With the publication of Gaia DR4, astrometry will mature from a future prospect to a highly prosperous and efficient method of exoplanet detection. Monitoring the slight orbital wobbles that potential host stars show over long periods of time will reveal the presence of thousands such planets. It is now the time to prepare for taking the astrometric detection method to the next level: for the first time, the novel possibilities offered by the emergent field of NIR interferometry, more precisely the unprecedented astrometric accuracy and precision of VLTI/GRAVITY, allow us to directly monitor the orbital movement of exoplanets with sufficient accuracy to detect the perturbing presence of exomoons.
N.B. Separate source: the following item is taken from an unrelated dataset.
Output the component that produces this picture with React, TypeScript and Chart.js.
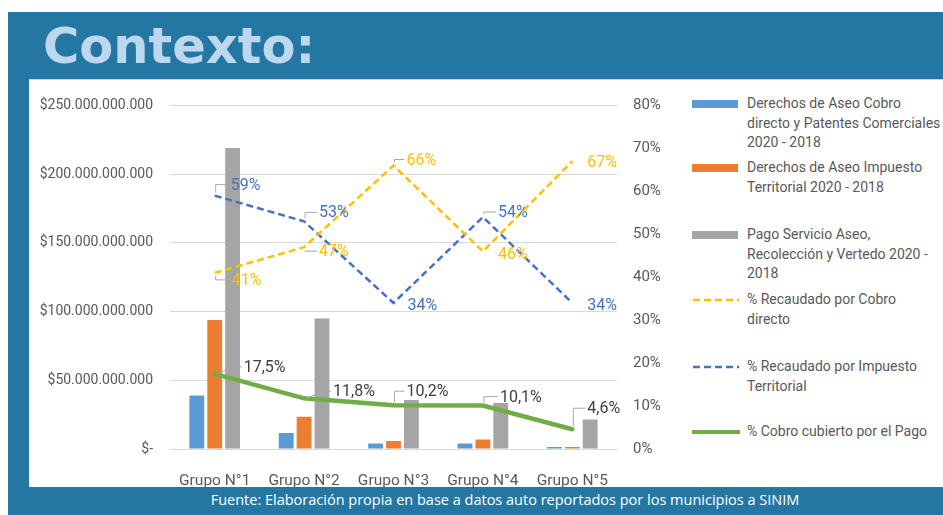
import React, { useEffect, useRef } from "react";
import { Chart, registerables } from "chart.js";

Chart.register(...registerables);

const categories = ["Grupo N°1", "Grupo N°2", "Grupo N°3", "Grupo N°4", "Grupo N°5"];
const cobroDirecto = [39e9, 11.6e9, 4e9, 4e9, 1.5e9];
const impuestoTerritorial = [93.8e9, 23.5e9, 5.9e9, 6.9e9, 1.5e9];
const pagoServicio = [219e9, 95e9, 35.6e9, 33.5e9, 21.4e9];
const pctCobroDirecto = [41, 47, 66, 46, 67];
const pctImpuesto = [59, 53, 34, 54, 34];
const pctCubierto = [17.5, 11.8, 10.2, 10.1, 4.6];

const seriesNames = [
  "Derechos de Aseo Cobro directo y Patentes Comerciales 2020 - 2018",
  "Derechos de Aseo Impuesto Territorial 2020 - 2018",
  "Pago Servicio Aseo, Recolección y Vertedo 2020 - 2018",
  "% Recaudado por Cobro directo",
  "% Recaudado por Impuesto Territorial",
  "% Cobro cubierto por el Pago",
];
const legendLines = [
  ["Derechos de Aseo Cobro", "directo y Patentes Comerciales", "2020 - 2018"],
  ["Derechos de Aseo Impuesto", "Territorial 2020 - 2018"],
  ["Pago Servicio Aseo,", "Recolección y Vertedo 2020 -", "2018"],
  ["% Recaudado por Cobro", "directo"],
  ["% Recaudado por Impuesto", "Territorial"],
  ["% Cobro cubierto por el Pago"],
];

const C_BLUE = "#5B9BD5";
const C_ORANGE = "#ED7D31";
const C_GRAY = "#A5A5A5";
const C_YELLOW = "#FFC000";
const C_DBLUE = "#4472C4";
const C_GREEN = "#70AD47";
const TEXT = "#595959";
const FONT = "Roboto";

// label offsets (dx, dy) relative to each point, and whether a leader line is drawn
const yellowOffsets = [[17, 7, 1], [15, 4, 1], [13, -6, 1], [15, 3, 0], [15, 1, 0]];
const blueOffsets = [[16, -11, 1], [15, -9, 1], [14, 2, 0], [15, -5, 1], [15, 2, 0]];
const greenOffsets = [[29, -7, 1], [29, -7, 1], [13, -14, 1], [17, -9, 1], [15, -21, 1]];

function fmtMoney(v: number): string {
  if (v === 0) return "$-";
  const s = Math.round(v).toString();
  return "$" + s.replace(/\B(?=(\d{3})+(?!\d))/g, ".");
}
function fmtPct(v: number): string {
  return String(v).replace(".", ",") + "%";
}

const labelPlugin = {
  id: "pointLabels",
  afterDatasetsDraw(chart: any) {
    const ctx = chart.ctx;
    const specs = [
      { idx: 3, values: pctCobroDirecto, offs: yellowOffsets, color: C_YELLOW },
      { idx: 4, values: pctImpuesto, offs: blueOffsets, color: C_DBLUE },
      { idx: 5, values: pctCubierto, offs: greenOffsets, color: "#404040" },
    ];
    ctx.save();
    ctx.font = `16px ${FONT}`;
    ctx.textBaseline = "middle";
    ctx.textAlign = "left";
    for (const s of specs) {
      const meta = chart.getDatasetMeta(s.idx);
      meta.data.forEach((pt: any, j: number) => {
        const [dx, dy, leader] = s.offs[j];
        const tx = pt.x + dx;
        const ty = pt.y + dy;
        if (leader) {
          ctx.strokeStyle = "#A6A6A6";
          ctx.lineWidth = 1;
          ctx.beginPath();
          if (Math.abs(dx) < 20) {
            ctx.moveTo(pt.x + 1, pt.y + (dy > 0 ? 3 : -3));
            ctx.lineTo(pt.x + 1, ty);
            ctx.lineTo(tx - 2, ty);
          } else {
            ctx.moveTo(pt.x + 2, pt.y);
            ctx.lineTo(tx - 10, ty);
            ctx.lineTo(tx - 2, ty);
          }
          ctx.stroke();
        }
        ctx.fillStyle = s.color;
        ctx.fillText(fmtPct(s.values[j]), tx, ty + 1);
      });
    }
    ctx.restore();
  },
};

function Swatch({ i }: { i: number }) {
  if (i < 3) {
    const c = [C_BLUE, C_ORANGE, C_GRAY][i];
    return <div style={{ width: 46, height: 8, background: c }} />;
  }
  const c = [C_YELLOW, C_DBLUE, C_GREEN][i - 3];
  const w = i === 5 ? 4 : 2.5;
  return (
    <svg width={48} height={8} style={{ display: "block" }}>
      <line x1={1} y1={4} x2={47} y2={4} stroke={c} strokeWidth={w}
        strokeDasharray={i === 5 ? undefined : "7 4"} strokeLinecap={i === 5 ? "round" : "butt"} />
    </svg>
  );
}

const legendTops = [104, 168, 235, 300, 367, 432];

export default function App() {
  const ref = useRef<HTMLCanvasElement | null>(null);
  useEffect(() => {
    if (!ref.current) return;
    const chart = new Chart(ref.current, {
      type: "bar",
      data: {
        labels: categories,
        datasets: [
          { type: "bar", label: seriesNames[0], data: cobroDirecto, backgroundColor: C_BLUE, yAxisID: "y", order: 2 },
          { type: "bar", label: seriesNames[1], data: impuestoTerritorial, backgroundColor: C_ORANGE, yAxisID: "y", order: 2 },
          { type: "bar", label: seriesNames[2], data: pagoServicio, backgroundColor: C_GRAY, yAxisID: "y", order: 2 },
          { type: "line", label: seriesNames[3], data: pctCobroDirecto, borderColor: C_YELLOW, borderWidth: 2.5, borderDash: [7, 4], pointRadius: 0, yAxisID: "y1", order: 1, tension: 0 },
          { type: "line", label: seriesNames[4], data: pctImpuesto, borderColor: C_DBLUE, borderWidth: 2.5, borderDash: [7, 4], pointRadius: 0, yAxisID: "y1", order: 1, tension: 0 },
          { type: "line", label: seriesNames[5], data: pctCubierto, borderColor: C_GREEN, borderWidth: 4.5, pointRadius: 0, yAxisID: "y1", order: 0, tension: 0, borderCapStyle: "round" },
        ] as any,
      },
      options: {
        animation: false,
        responsive: false,
        maintainAspectRatio: false,
        layout: { padding: { top: 18, left: 0, right: 0, bottom: 0 } },
        datasets: { bar: { categoryPercentage: 0.6, barPercentage: 0.83 } } as any,
        plugins: { legend: { display: false }, tooltip: { enabled: false } },
        scales: {
          x: {
            grid: { display: false },
            border: { display: false },
            ticks: { color: TEXT, font: { family: FONT, size: 15.5 }, padding: 15 },
            afterFit: (s: any) => { s.height = 38; },
          },
          y: {
            position: "left",
            min: 0,
            max: 250e9,
            grid: { color: "#D9D9D9", drawTicks: false, lineWidth: 1 },
            border: { display: false },
            ticks: { stepSize: 50e9, color: TEXT, font: { family: FONT, size: 14 }, padding: 17, callback: (v: any) => fmtMoney(Number(v)) },
            afterFit: (s: any) => { s.width = 141; },
          },
          y1: {
            position: "right",
            min: 0,
            max: 80,
            grid: { display: false, drawTicks: false },
            border: { display: false },
            ticks: { stepSize: 10, color: TEXT, font: { family: FONT, size: 15 }, padding: 16, callback: (v: any) => v + "%" },
            afterFit: (s: any) => { s.width = 72; },
          },
        },
      } as any,
      plugins: [labelPlugin],
    });
    return () => chart.destroy();
  }, []);

  return (
    <div style={{ position: "fixed", left: 0, top: 0, width: 943, height: 515, background: "#fff", overflow: "hidden" }}>
      <div style={{ position: "absolute", left: 8, top: 12, width: 935, height: 503, background: "#2577A3" }} />
      <div style={{ position: "absolute", left: 43, top: 22, fontFamily: "DejaVu Sans", fontWeight: "bold", fontSize: 49.5, lineHeight: "49px", color: "#BDD7EE", whiteSpace: "nowrap" }}>
        Contexto:
      </div>
      <div style={{ position: "absolute", left: 29, top: 79, width: 914, height: 408, background: "#fff", borderTop: "1px solid #D0D0D0", boxSizing: "border-box" }} />
      <canvas ref={ref} width={660} height={407} style={{ position: "absolute", left: 29, top: 80, width: 660, height: 407 }} />
      {legendLines.map((lines, i) => (
        <div key={i} style={{ position: "absolute", left: 692, top: legendTops[i] - 10, display: "flex", alignItems: "flex-start" }}>
          <div style={{ marginTop: 6, width: 55 }}><Swatch i={i} /></div>
          <div style={{ fontFamily: FONT, fontSize: 14, lineHeight: "19.5px", color: TEXT, whiteSpace: "nowrap" }}>
            {lines.map((l, k) => <div key={k}>{l}</div>)}
          </div>
        </div>
      ))}
      <div style={{ position: "absolute", left: 0, top: 490, width: 1010, textAlign: "center", fontFamily: "Open Sans", fontSize: 14.5, lineHeight: "20px", color: "#fff", whiteSpace: "nowrap" }}>
        Fuente: Elaboración propia en base a datos auto reportados por los municipios a SINIM
      </div>
    </div>
  );
}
Here we present early results of an ongoing study into the exomoon detection capabilities of different present and future instruments. We will outline our injection and blind-retrieval approach, simulating astrometric time series data resulting from different star-planet-moon configurations and attempting to identify such parameter spaces where detection is especially favourable. Additionally, we will show the first exomoon sensitivity estimates achievable with a future kilometric baseline facility.
The first bona fide exomoon detections are imminent. Their frequency will impact planet formation scenarios, the search for habitability as well as the eventual interpretation of prospective biosignatures. Assessing these capabilities today will strengthen the case for leveraging NIR and optical interferometry to astrometrically detect exomoons in the future.